After 17 years as Wolverine, Hugh Jackman is apparently calling it quits. If so, critics love his finale. In Logan, Wolverine believes himself to be one of the world's last remaining mutants. Then he meets a mute girl with claws just like him. Here's what critics are saying:
- At the AP, Sandy Cohen explains this is not your typical superhero movie: It's R-rated, darker and grittier than most, and "packs an emotional wallop." But Cohen is not complaining. "If this is indeed Jackman's last Wolverine film, he's going out in heartfelt, high-class style," and perhaps leaving his legacy in the capable hands of 11-year-old Dafne Keen, whose "fight scenes are as thrilling and bloodletting as any of Wolverine's."

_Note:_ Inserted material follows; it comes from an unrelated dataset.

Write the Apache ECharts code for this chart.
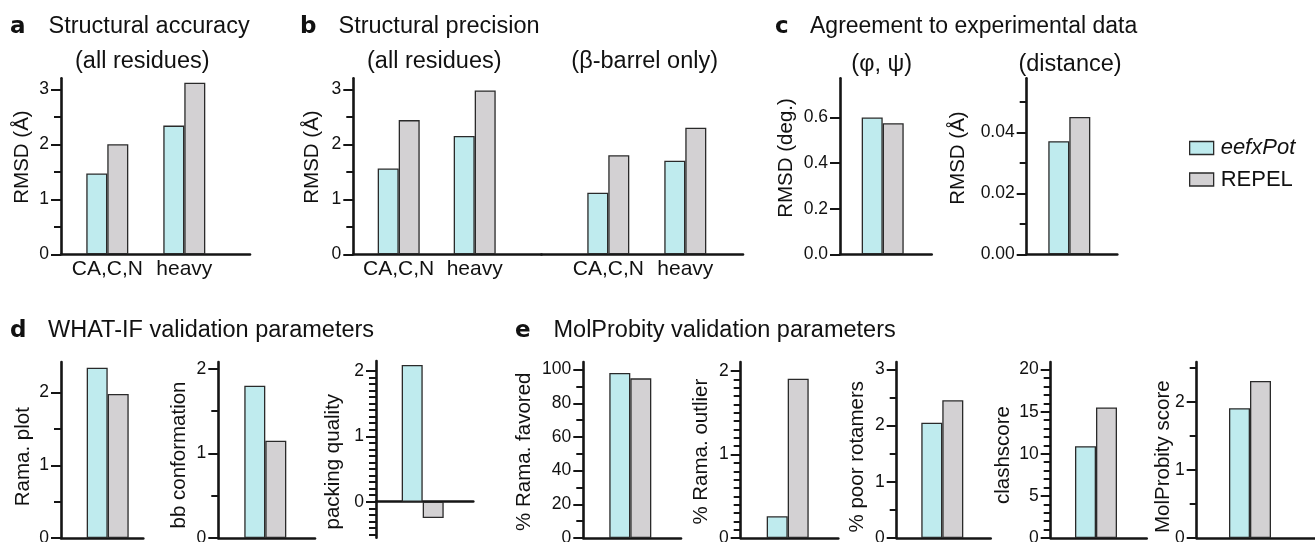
<!DOCTYPE html>
<html><head><meta charset="utf-8">
<script src="https://cdn.jsdelivr.net/npm/echarts@6/dist/echarts.min.js"></script>
<style>html,body{margin:0;padding:0;background:#fff}#c{width:1315px;height:542px}</style>
</head><body><div id="c"></div>
<script>
// ---------------- data ----------------
const seriesNames = ['eefxPot', 'REPEL'];
const structCats = ['CA,C,N', 'heavy'];
// a  Structural accuracy (all residues)
const accuracyEefx = [1.47, 2.34];
const accuracyRepel = [2.00, 3.12];
// b  Structural precision
const precAllEefx = [1.56, 2.15];
const precAllRepel = [2.44, 2.98];
const precBarrelEefx = [1.12, 1.70];
const precBarrelRepel = [1.80, 2.30];
// c  Agreement to experimental data  [eefxPot, REPEL]
const phiPsiRmsd = [0.600, 0.575];
const distanceRmsd = [0.0371, 0.0450];
// d  WHAT-IF  [eefxPot, REPEL]
const ramaPlot = [2.34, 1.98];
const bbConformation = [1.80, 1.15];
const packingQuality = [2.09, -0.25];
// e  MolProbity  [eefxPot, REPEL]
const ramaFavored = [98.0, 94.8];
const ramaOutlier = [0.26, 1.91];
const poorRotamers = [2.05, 2.45];
const clashscore = [10.9, 15.5];
const molprobityScore = [1.91, 2.31];

// tick values / labels
const ticks0to3 = [0, 1, 2, 3];
const ticks0to2 = [0, 1, 2];
const halfMinor3 = [0.5, 1.5, 2.5];
const halfMinor2 = [0.5, 1.5];
const phiTicks = [0, 0.2, 0.4, 0.6];
const phiTickLabels = ['0.0', '0.2', '0.4', '0.6'];
const distTicks = [0, 0.02, 0.04];
const distTickLabels = ['0.00', '0.02', '0.04'];
const distMinor = [0.01, 0.03, 0.05];
const packMinor = [-0.5, -0.4, -0.3, -0.2, -0.1, 0.1, 0.2, 0.3, 0.4, 0.5, 0.6, 0.7, 0.8, 0.9,
                   1.1, 1.2, 1.3, 1.4, 1.5, 1.6, 1.7, 1.8, 1.9];
const favTicks = [0, 20, 40, 60, 80, 100];
const favMinor = [10, 30, 50, 70, 90];
const outlierMinor = [0.1, 0.2, 0.3, 0.4, 0.5, 0.6, 0.7, 0.8, 0.9,
                      1.1, 1.2, 1.3, 1.4, 1.5, 1.6, 1.7, 1.8, 1.9];
const clashTicks = [0, 5, 10, 15, 20];
const clashMinor = [1, 2, 3, 4, 6, 7, 8, 9, 11, 12, 13, 14, 16, 17, 18, 19];

// ---------------- layout ----------------
const FONT = "'Liberation Sans', Arial, Helvetica, sans-serif";
const AX = '#151515';
const TXT = '#111';
const FILL = { eefxPot: '#BFEBEE', REPEL: '#D3D1D3' };
const R1 = { top: 78.3, bottom: 254.3 };
const R2 = { top: 362, bottom: 538 };

const panels = [
  { left: 61, right: 250, ...R1, centers: [107.3, 184.3], cats: structCats, eefx: accuracyEefx, repel: accuracyRepel,
    yMin: 0, yMax: 3.2, major: ticks0to3, minor: halfMinor3, name: 'RMSD (Å)', nameCx: 22.5, nameCy: 157 },
  { left: 353.3, right: 541.5, ...R1, centers: [398.7, 474.7], cats: structCats, eefx: precAllEefx, repel: precAllRepel,
    yMin: 0, yMax: 3.2, major: ticks0to3, minor: halfMinor3, name: 'RMSD (Å)', nameCx: 313, nameCy: 157 },
  { left: 541.5, right: 743, ...R1, centers: [608.3, 685.3], cats: structCats, eefx: precBarrelEefx, repel: precBarrelRepel,
    yMin: 0, yMax: 3.2, major: ticks0to3, minor: halfMinor3, hideY: true },
  { left: 840, right: 931.7, ...R1, centers: [882.7], eefx: [phiPsiRmsd[0]], repel: [phiPsiRmsd[1]],
    yMin: 0, yMax: 0.772, major: phiTicks, labels: phiTickLabels, minor: [], name: 'RMSD (deg.)', nameCx: 786.7, nameCy: 158 },
  { left: 1026.7, right: 1117.3, ...R1, centers: [1069.3], eefx: [distanceRmsd[0]], repel: [distanceRmsd[1]],
    yMin: 0, yMax: 0.0577, major: distTicks, labels: distTickLabels, minor: distMinor, name: 'RMSD (Å)', nameCx: 958.3, nameCy: 158 },
  { left: 61, right: 143.3, ...R2, centers: [107.7], eefx: [ramaPlot[0]], repel: [ramaPlot[1]],
    yMin: 0, yMax: 2.42, major: ticks0to2, minor: halfMinor2, name: 'Rama. plot', nameCx: 23.3, nameCy: 456.7 },
  { left: 218.3, right: 315, ...R2, centers: [265.3], eefx: [bbConformation[0]], repel: [bbConformation[1]],
    yMin: 0, yMax: 2.08, major: ticks0to2, minor: halfMinor2, name: 'bb conformation', nameCx: 180, nameCy: 455 },
  { left: 376, right: 473.3, top: 361, bottom: 537.7, centers: [422.7], eefx: [packingQuality[0]], repel: [packingQuality[1]],
    yMin: -0.55, yMax: 2.15, major: ticks0to2, minor: packMinor, name: 'packing quality', nameCx: 333.3, nameCy: 461.7 },
  { left: 583.3, right: 681, ...R2, centers: [630.3], eefx: [ramaFavored[0]], repel: [ramaFavored[1]],
    yMin: 0, yMax: 104.5, major: favTicks, minor: favMinor, name: '% Rama. favored', nameCx: 525, nameCy: 451.7 },
  { left: 740.7, right: 838.3, ...R2, centers: [787.7], eefx: [ramaOutlier[0]], repel: [ramaOutlier[1]],
    yMin: 0, yMax: 2.11, major: ticks0to2, minor: outlierMinor, name: '% Rama. outlier', nameCx: 701.7, nameCy: 451.7 },
  { left: 896.7, right: 990.7, ...R2, centers: [942.3], eefx: [poorRotamers[0]], repel: [poorRotamers[1]],
    yMin: 0, yMax: 3.13, major: ticks0to3, minor: halfMinor3, name: '% poor rotamers', nameCx: 857.3, nameCy: 456.7 },
  { left: 1050.7, right: 1146.7, ...R2, centers: [1096], eefx: [clashscore[0]], repel: [clashscore[1]],
    yMin: 0, yMax: 20.9, major: clashTicks, minor: clashMinor, name: 'clashscore', nameCx: 1003.3, nameCy: 455 },
  { left: 1196.7, right: 1315, ...R2, centers: [1250], eefx: [molprobityScore[0]], repel: [molprobityScore[1]],
    yMin: 0, yMax: 2.59, major: ticks0to2, minor: halfMinor3, name: 'MolProbity score', nameCx: 1163.3, nameCy: 456.7 }
];

const NAME_FS = 20.5;
const grids = [], xAxes = [], yAxes = [], series = [];

function sortedUnion(list) { return list.slice().sort((a, b) => a - b); }
function minStep(s) { let st = Infinity; for (let i = 1; i < s.length; i++) st = Math.min(st, s[i] - s[i - 1]); return st; }

// an extra grid aligned to a panel's value scale that only draws ticks (and labels)
function addTickGrid(p, lo, hi, step, len, labelFn) {
  const ppu = (p.bottom - p.top) / (p.yMax - p.yMin);
  const yOf = v => p.bottom - (v - p.yMin) * ppu;
  const gi = grids.length;
  grids.push({ left: p.left, top: yOf(hi), width: p.right - p.left, height: (hi - lo) * ppu,
    containLabel: false, outerBoundsMode: 'none' });
  xAxes.push({ type: 'value', gridIndex: gi, show: false, min: 0, max: 1 });
  yAxes.push({
    type: 'value', gridIndex: gi, position: 'left', min: lo, max: hi, interval: step,
    axisLine: { show: false, onZero: false },
    axisTick: { show: true, length: len, lineStyle: { color: AX, width: 2 } },
    axisLabel: labelFn ? { show: true, margin: 12, fontSize: 17.5, color: TXT, fontFamily: FONT, formatter: labelFn }
                       : { show: false },
    splitLine: { show: false }
  });
}

panels.forEach(p => {
  const gi = grids.length;
  grids.push({ left: p.left, top: p.top, width: p.right - p.left, height: p.bottom - p.top,
    containLabel: false, outerBoundsMode: 'none' });
  const unit = p.centers.length > 1 ? p.centers[1] - p.centers[0] : 100;
  const xi = xAxes.length;
  xAxes.push({
    type: 'value', gridIndex: gi, position: 'bottom',
    min: (p.left - p.centers[0]) / unit, max: (p.right - p.centers[0]) / unit,
    axisLine: { show: true, onZero: true, lineStyle: { color: AX, width: 2.6 } },
    axisTick: { show: false }, splitLine: { show: false },
    axisLabel: p.cats ? {
      show: true, customValues: p.cats.map((c, i) => i),
      formatter: v => { const i = Math.round(v); return Math.abs(v - i) < 1e-6 ? (p.cats[i] || '') : ''; },
      fontSize: 21, color: TXT, margin: 4, fontFamily: FONT
    } : { show: false }
  });
  const mid = (p.top + p.bottom) / 2;
  const shift = mid - (p.nameCy || mid);
  const pad = shift >= 0 ? [0, 0, 0, 2 * shift] : [0, -2 * shift, 0, 0];
  const yi = yAxes.length;
  yAxes.push({
    type: 'value', gridIndex: gi, position: 'left', show: !p.hideY,
    min: p.yMin, max: p.yMax,
    axisLine: { show: true, onZero: false, lineStyle: { color: AX, width: 2.6 } },
    axisTick: { show: false }, axisLabel: { show: false }, splitLine: { show: false },
    name: p.name || '', nameLocation: 'middle', nameMoveOverlap: false,
    nameGap: p.name ? p.left - p.nameCx - NAME_FS / 2 : 0,
    nameTextStyle: { fontSize: NAME_FS, color: TXT, fontFamily: FONT, padding: pad }
  });
  seriesNames.forEach((nm, si) => {
    const vals = si === 0 ? p.eefx : p.repel;
    series.push({
      type: 'bar', name: nm, xAxisIndex: xi, yAxisIndex: yi,
      data: vals.map((v, i) => [i, v]),
      barWidth: 21, barGap: '0%',
      itemStyle: { color: FILL[nm], borderColor: '#2a2a2a', borderWidth: 1.3 },
      emphasis: { disabled: true }, silent: true
    });
  });
});

// tick grids: minor ticks split into interleaved subsets, then labelled major ticks
panels.forEach(p => {
  if (p.hideY) return;
  const ppu = (p.bottom - p.top) / (p.yMax - p.yMin);
  if (p.minor.length) {
    const all = sortedUnion(p.minor.concat(p.major));
    const step = +minStep(all).toPrecision(6);
    const k = Math.max(1, Math.ceil(26 / (step * ppu)));
    for (let j = 0; j < k; j++) {
      const sub = all.filter((v, i) => i % k === j);
      if (sub.length < 2) continue;
      addTickGrid(p, sub[0], sub[sub.length - 1], +(k * step).toPrecision(6), 7, null);
    }
  }
  const maj = sortedUnion(p.major);
  addTickGrid(p, maj[0], maj[maj.length - 1], +minStep(maj).toPrecision(6), 10, v => {
    const i = p.major.findIndex(m => Math.abs(m - v) < 1e-9);
    if (i < 0) return '';
    return p.labels ? p.labels[i] : String(p.major[i]);
  });
});

function txt(text, x, y, size, opts) {
  opts = opts || {};
  return { type: 'text', x: x, y: y, silent: true,
    style: { text: text, fontSize: size, fontFamily: opts.family || FONT, fontWeight: opts.weight || 'normal',
      fill: TXT, textAlign: opts.align || 'left', align: opts.align || 'left',
      textVerticalAlign: 'middle', verticalAlign: 'middle' } };
}
const LETTER = { family: "'DejaVu Sans', sans-serif", weight: 'bold' };
const graphics = [
  txt('a', 10, 27, 23, LETTER), txt('Structural accuracy', 48.5, 27, 23.5),
  txt('b', 300, 27, 23, LETTER), txt('Structural precision', 338.5, 27, 23.5),
  txt('c', 775, 27, 23, LETTER), txt('Agreement to experimental data', 810, 27, 23),
  txt('d', 10, 331, 23, LETTER), txt('WHAT-IF validation parameters', 48, 331, 23.5),
  txt('e', 515, 331, 23, LETTER), txt('MolProbity validation parameters', 553.5, 331, 23.5),
  txt('(all residues)', 142.3, 62, 23.5, { align: 'center' }),
  txt('(all residues)', 434.3, 62, 23.5, { align: 'center' }),
  txt('(β-barrel only)', 644.7, 62, 23.5, { align: 'center' }),
  txt('(φ, ψ)', 881.7, 64.5, 23.5, { align: 'center' }),
  txt('(distance)', 1070, 64.5, 23.5, { align: 'center' })
];

const chart = echarts.init(document.getElementById('c'), null, { renderer: 'canvas' });
chart.setOption({
  animation: false,
  backgroundColor: '#fff',
  textStyle: { fontFamily: FONT },
  grid: grids,
  xAxis: xAxes,
  yAxis: yAxes,
  legend: {
    data: seriesNames, orient: 'vertical', left: 1189, top: 137, padding: 0,
    itemWidth: 24, itemHeight: 13, itemGap: 9.5, icon: 'rect', selectedMode: false,
    itemStyle: { borderColor: '#2a2a2a', borderWidth: 1.3 },
    textStyle: { fontSize: 22, color: TXT, fontFamily: FONT, padding: [0, 0, 0, 2],
      rich: { it: { fontStyle: 'italic', fontSize: 22, color: TXT, fontFamily: FONT } } },
    formatter: n => n === 'eefxPot' ? '{it|eefxPot}' : n
  },
  graphic: graphics,
  series: series
});
</script>
</body></html>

- "It's a Marvel" with "the kind of topical frisson and intensity that The Dark Knight had nine years ago, and no superhero movie has enjoyed since," Chris Klimek writes at NPR. Jackman is "tremendous," while the film as a whole restores lost "integrity and emotion" to the series, he writes. "Subtle? No. Powerful? Just you wait, Bub."
- Adam Graham wasn't quite as taken with it. "While Logan has a soul, it doesn't have the heft it thinks it does," he writes at Detroit News. He wasn't a fan of the "cloyingly sentimental story," but he says the film still packs "a solid punch." Jackman, meanwhile, is "Clint Eastwood-esque," he writes. "Wolverine's claws may be rusty and covered in dried blood, but they're still sharp."
- Barry Hertz says there's too much blood handled "with too much glee," but that's his only major critique at the Globe and Mail. Director James Mangold "mostly lets Logan stand as a showcase for Jackman" and he "nails it … adding an impressive, complex weight" to his character. In fact, Logan makes it "almost painful to say goodbye, which is precisely the point."